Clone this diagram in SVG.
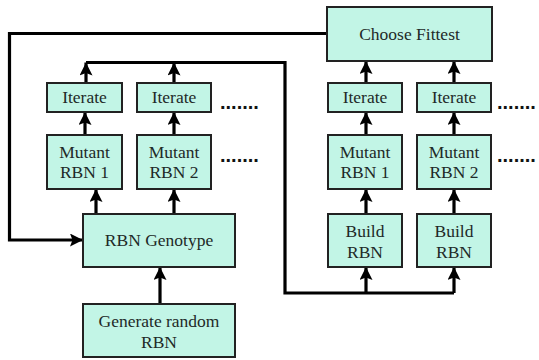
<svg xmlns="http://www.w3.org/2000/svg" width="539" height="360" viewBox="0 0 539 360">
<style>
.box{fill:#c2f5e6;stroke:#222;stroke-width:2}
.t{font-family:'Liberation Serif','Times New Roman','DejaVu Serif',serif;font-size:17.5px;fill:#1e2a28;text-anchor:middle}
.dots{font-family:'Liberation Sans',Arial,sans-serif;font-weight:bold;font-size:20px;fill:#111}
.c{fill:none;stroke:#000;stroke-width:3.2}
.a{marker-end:url(#ah)}
</style>
<defs>
<marker id="ah" markerUnits="userSpaceOnUse" markerWidth="13" markerHeight="13" viewBox="0 0 13 13" refX="13" refY="6.5" orient="auto">
<path d="M0,0 L13,6.5 L0,13 L2.5,6.5 z" fill="#000"/>
</marker>
</defs>
<rect width="539" height="360" fill="#fff"/>
<g id="connectors">
<path class="c a" d="M327,33.5 H9.5 V240 H83"/>
<path class="c" d="M86,62.5 H285 V293 H454"/>
<path class="c a" d="M86,83 V62.5"/>
<path class="c a" d="M174,83 V62.5"/>
<path class="c a" d="M85,135 V112"/>
<path class="c a" d="M174,135 V112"/>
<path class="c a" d="M96,214 V189"/>
<path class="c a" d="M174,214 V189"/>
<path class="c a" d="M160,304 V267"/>
<path class="c a" d="M366,293 V267"/>
<path class="c a" d="M454,293 V267"/>
<path class="c a" d="M366,214 V189"/>
<path class="c a" d="M454,214 V189"/>
<path class="c a" d="M366,135 V112"/>
<path class="c a" d="M454,135 V112"/>
<path class="c a" d="M366,83 V61"/>
<path class="c a" d="M454,83 V61"/>
</g>
<g id="choose-fittest"><rect class="box" x="327" y="7" width="165" height="54"/><text class="t" x="409.5" y="40">Choose Fittest</text></g>
<g id="iterate-l1"><rect class="box" x="47" y="83" width="75" height="29"/><text class="t" x="84.5" y="103">Iterate</text></g>
<g id="iterate-l2"><rect class="box" x="137" y="83" width="74" height="29"/><text class="t" x="174" y="103">Iterate</text></g>
<g id="mutant-l1"><rect class="box" x="47" y="135" width="75" height="54"/><text class="t" x="84.5" y="158">Mutant</text><text class="t" x="84.5" y="178">RBN 1</text></g>
<g id="mutant-l2"><rect class="box" x="137" y="135" width="74" height="54"/><text class="t" x="174" y="158">Mutant</text><text class="t" x="174" y="178">RBN 2</text></g>
<g id="rbn-genotype"><rect class="box" x="83" y="214" width="152" height="53"/><text class="t" x="159" y="246">RBN Genotype</text></g>
<g id="generate-random"><rect class="box" x="83" y="304" width="152" height="53"/><text class="t" x="159" y="327">Generate random</text><text class="t" x="159" y="348">RBN</text></g>
<g id="iterate-r1"><rect class="box" x="328" y="83" width="74" height="29"/><text class="t" x="365" y="103">Iterate</text></g>
<g id="iterate-r2"><rect class="box" x="417" y="83" width="74" height="29"/><text class="t" x="454" y="103">Iterate</text></g>
<g id="mutant-r1"><rect class="box" x="328" y="135" width="74" height="54"/><text class="t" x="365" y="158">Mutant</text><text class="t" x="365" y="178">RBN 1</text></g>
<g id="mutant-r2"><rect class="box" x="417" y="135" width="74" height="54"/><text class="t" x="454" y="158">Mutant</text><text class="t" x="454" y="178">RBN 2</text></g>
<g id="build-r1"><rect class="box" x="328" y="214" width="74" height="53"/><text class="t" x="365" y="237">Build</text><text class="t" x="365" y="258">RBN</text></g>
<g id="build-r2"><rect class="box" x="417" y="214" width="74" height="53"/><text class="t" x="454" y="237">Build</text><text class="t" x="454" y="258">RBN</text></g>
<g id="dots">
<text class="dots" x="220" y="109">.......</text>
<text class="dots" x="220" y="162">.......</text>
<text class="dots" x="497" y="109">.......</text>
<text class="dots" x="497" y="162">.......</text>
</g>
</svg>
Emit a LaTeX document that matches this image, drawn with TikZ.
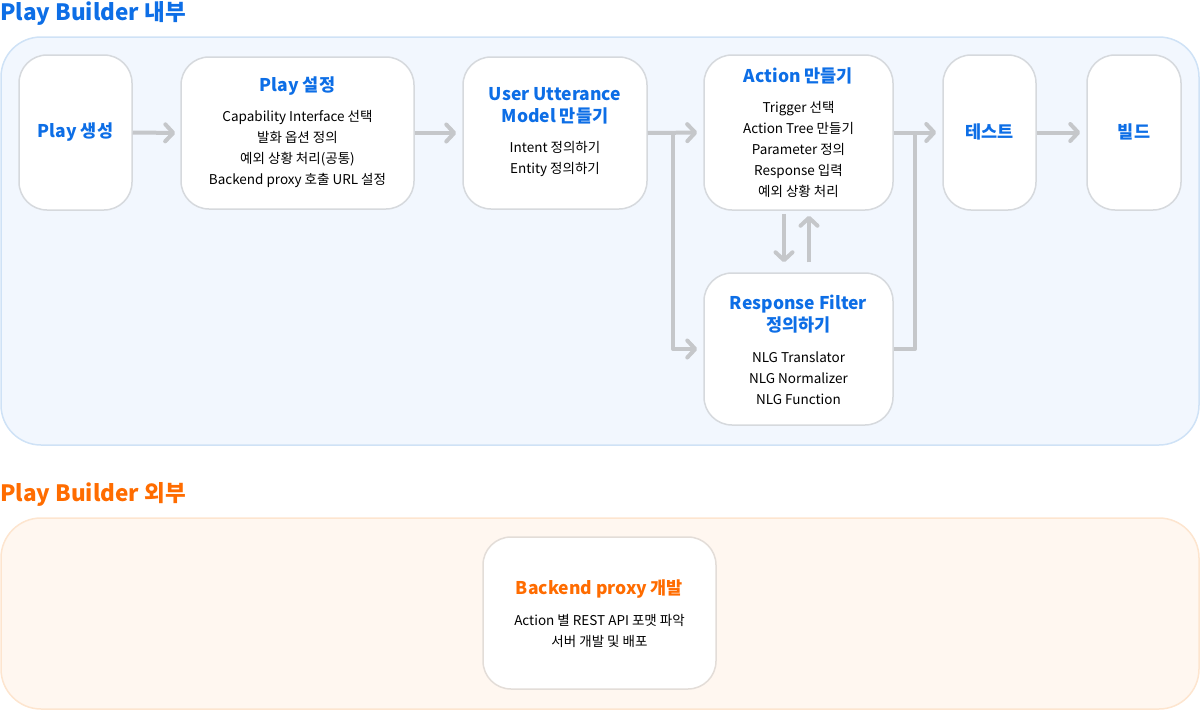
\documentclass[tikz,border=0pt]{standalone}
\usepackage{fontspec}
\setmainfont{Noto Sans CJK KR}
\usetikzlibrary{arrows.meta}
\definecolor{pbfill}{RGB}{242,247,254}
\definecolor{pbline}{RGB}{207,226,246}
\definecolor{pofill}{RGB}{255,247,240}
\definecolor{poline}{RGB}{253,229,207}
\definecolor{boxline}{RGB}{214,217,221}
\definecolor{boxlinew}{RGB}{227,221,216}
\definecolor{arrgray}{RGB}{197,199,202}
\definecolor{tblue}{RGB}{13,110,230}
\definecolor{torange}{RGB}{255,108,0}
\tikzset{
  panel/.style={draw, line width=1.5pt, rounded corners=40pt, inner sep=0pt},
  card/.style={draw=boxline, fill=white, line width=1.5pt, rounded corners=28pt, inner sep=0pt},
  ttl/.style={text=tblue, font=\fontsize{17.5}{22}\selectfont\bfseries, align=center, inner sep=0pt},
  ottl/.style={text=torange, font=\fontsize{17.5}{22}\selectfont\bfseries, align=center, inner sep=0pt},
  body/.style={text=black, font=\fontsize{13.5}{21}\selectfont, align=center, inner sep=0pt},
  bigttl/.style={font=\fontsize{22.5}{26}\selectfont\bfseries, inner sep=0pt, anchor=west},
  conn/.style={draw=arrgray, line width=4pt, line join=round},
  arr/.style={conn, -{Straight Barb[length=8pt,width=17pt,round]}},
}
\begin{document}
\begin{tikzpicture}[x=1pt,y=-1pt]
\useasboundingbox (0,0) rectangle (1200,710);
% panels
\node[panel, draw=pbline, fill=pbfill, minimum width=1198pt, minimum height=408pt] (pin) at (600,241) {};
\node[panel, draw=poline, fill=pofill, minimum width=1198pt, minimum height=191pt] (pout) at (600,613.5) {};
\node[bigttl, text=tblue] (tin) at (0,13) {Play Builder 내부};
\node[bigttl, text=torange] (tout) at (0,494) {Play Builder 외부};
% cards
\node[card, minimum width=113pt, minimum height=155pt] (b1) at (75.5,132.5) {};
\node[card, minimum width=233pt, minimum height=152pt] (b2) at (297.5,133) {};
\node[card, minimum width=184pt, minimum height=152pt] (b3) at (555,133) {};
\node[card, minimum width=189pt, minimum height=155pt] (b4) at (798.5,132.5) {};
\node[card, minimum width=93pt, minimum height=155pt] (b5) at (989.5,132.5) {};
\node[card, minimum width=94pt, minimum height=155pt] (b6) at (1134,132.5) {};
\node[card, minimum width=189pt, minimum height=152pt] (b7) at (798.5,349) {};
\node[card, draw=boxlinew, minimum width=233pt, minimum height=152pt] (b8) at (599.5,613) {};
% texts
\node[ttl] (t1) at (75.5,132) {Play 생성};
\node[ttl] (t2) at (297.5,86) {Play 설정};
\node[body] (d2) at (297.5,149) {Capability Interface 선택\\발화 옵션 정의\\예외 상황 처리(공통)\\Backend proxy 호출 URL 설정};
\node[ttl] (t3) at (555,106) {User Utterance\\Model 만들기};
\node[body] (d3) at (555,158.5) {Intent 정의하기\\Entity 정의하기};
\node[ttl] (t4) at (798.5,76) {Action 만들기};
\node[body] (d4) at (798.5,149) {Trigger 선택\\Action Tree 만들기\\Parameter 정의\\Response 입력\\예외 상황 처리};
\node[ttl] (t5) at (989.5,132) {테스트};
\node[ttl] (t6) at (1134,132) {빌드};
\node[ttl] (t7) at (798.5,314) {Response Filter\\정의하기};
\node[body] (d7) at (798.5,378) {NLG Translator\\NLG Normalizer\\NLG Function};
\node[ottl] (t8) at (599.5,589) {Backend proxy 개발};
\node[body] (d8) at (599.5,630.5) {Action 별 REST API 포맷 파악\\서버 개발 및 배포};
% connectors
\coordinate (j1) at (673,133);
\coordinate (j2) at (915,132.5);
\draw[arr, shorten >=5pt] (b1.east) -- (b2.west);
\draw[arr, shorten >=6pt] (b2.east) -- (b3.west);
\draw[arr, shorten >=6pt] (b3.east) -- (b4.west);
\draw[arr, shorten >=6pt] (j1) |- (b7.west);
\draw[arr, shorten >=6pt] (b4.east) -- (b5.west);
\draw[conn] (b7.east) -| (j2);
\draw[arr, shorten >=6pt] (b5.east) -- (b6.west);
\draw[arr, shorten <=3pt, shorten >=10pt] ([xshift=-14.5pt]b4.south) -- ([xshift=-14.5pt]b4.south |- b7.north);
\draw[arr, shorten <=10pt, shorten >=5pt] ([xshift=10.5pt]b7.north) -- ([xshift=10.5pt]b7.north |- b4.south);
\end{tikzpicture}
\end{document}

────────

» Your objective:
Find the word "this" in the records and pull out each line that has it.

» Output of the exercise:
Clone this diagram in SVG.
Emit a LaTeX document that matches this image, drawn with TikZ.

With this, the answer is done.